Я употребил термин «буржуазность» – но это скорее дань традиции. Ибо именно в кельтской культуре – опять же, пмсм – можно проследить уникальную ментальную черту, которую трудно даже точно наименовать. Пожалуй, здесь подошло бы определение вроде сакральной алчности. Или обожествления богатства. Надо сказать, что М. Вебер это заметил – но, по обыкновению, всё свалил на Библию. В. Зомбарт довольно ехидно покритиковал Вебера, указывая на алчность, бытующую у ряда ближневосточных народов (и не пощадив и свой). Но, увы, опять же по моему мнению, он не заметил, что у упомянутых народов алчность была простой, профанной – а у североевропейских – сакральной, принципиально иной по своей природе. Можно сколько угодно говорить про азиатских торгашей и прочих гешефтмахеров – но какими бы они алчными ни были – в их вере это не отражается. Из того же Ветхого Завета никакие масореты или раввины не вычеркнули строк о том, что золото, из коего был вылит пресловутый телец, стало осквернённым – и было стёрто в порошок и утоплено в реке св. пророком Моисеем. Что же касается кельтов – то римские историки передают нам, что как-то кельтское войско взяло золото, бывшее проклятым. С тех пор все кельтские отряды, это золото бравшие, гибли. Гибли – но следующие просто не могли отказаться от того, чтобы не взять такую ценность. Гибель продолжалась до тех пор, пока это золото не взял один римский полководец. Узнав о проклятости сей ценности, он утопил золото в озере – и погибель прекратилась. Он принял такое решение, несмотря на известную алчность римлян. Алчность алчностью – а рациональному по тому времени решению она не помещала. Чего не было у кельтов…

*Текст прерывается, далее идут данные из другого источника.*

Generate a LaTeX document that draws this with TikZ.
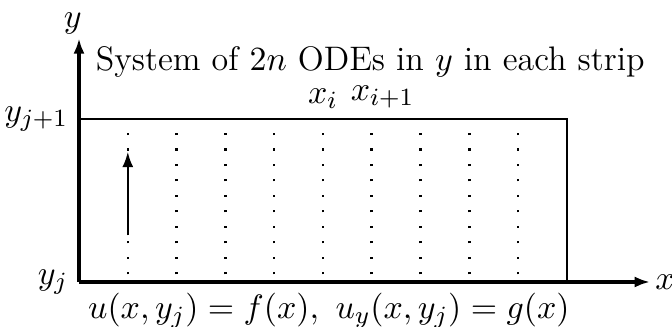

Возможно, эта история – вымысел. Но такие вымыслы случайно не появляются. Значит, люди того времени видели и знали нечто, что позволило им художественно оформить такую легенду. Тем более что если мы примем предположение о кельтской алчности особого типа, то становятся понятными и бесконечные кельтские клады – с явным пожертвованием золотых предметов подземным божествам. Если богатство божественно – то такие его подношения более чем естественны. Более того, тогда они приобретают и иной смысл – это богатство как бы освящает землю, в которую оно зарыто… Кстати сказать, и в более позднее время особый смысл, приданный известному историческому эпизоду Ветхого Завета – о «тельце златом» – появился никак не в Иудее и не на Востоке вообще – а именно в Европе. Изначально это было просто изложением богоотступничества. Ну, постарались, согласно Писанию, древние иудеи отойти от требовательного Моисеева Бога и найти себе иное божество в образе тельца (в тех краях поклонение богу-быку было более чем типично – см., например, хеттские верования). Ну, отлили сего идола из золота (а что же – образ божества надо было из какой-то дряни делать?). Но образ тельца златого и понимался как только образ тельца златого – прямое выражение греховной попытки измышления себе иного божества. Сей образ стал трактоваться как символ богатства (пусть и диавольского) уже в Европе. Опять ментальность?
Да, похоже, что пресловутое стремление к богатству, как к признаку благословенности, благодатности, подмеченное Вебером, имеет под собой такую подпочву. И, надо сказать, насколько мне известно, такого отношения к ценностям мира сего и, в частности, к золоту более нигде, кроме Европы, не наблюдалось. Образно говоря, нигде более этак не поклонялись златому тельцу; чистоган любили (может, даже и очень) – но идола из него не творили. Может, я неправ – прошу поправить и указать источник.
А пока такое предположение не опровергнуто – логично сказать, что следы причины уникального расцвета Европы – в первую очередь Европы северной – уходят на огромную глубину… И мы, да, снова оказываемся – вполне закономерно – тут ни при чём. Как это подать в истории – пусть решают специалисты по методике преподавания…
А о влиянии кальвинизма на многое другое – в частности, на упадок искусства – надо говорить особо. И в особом материале.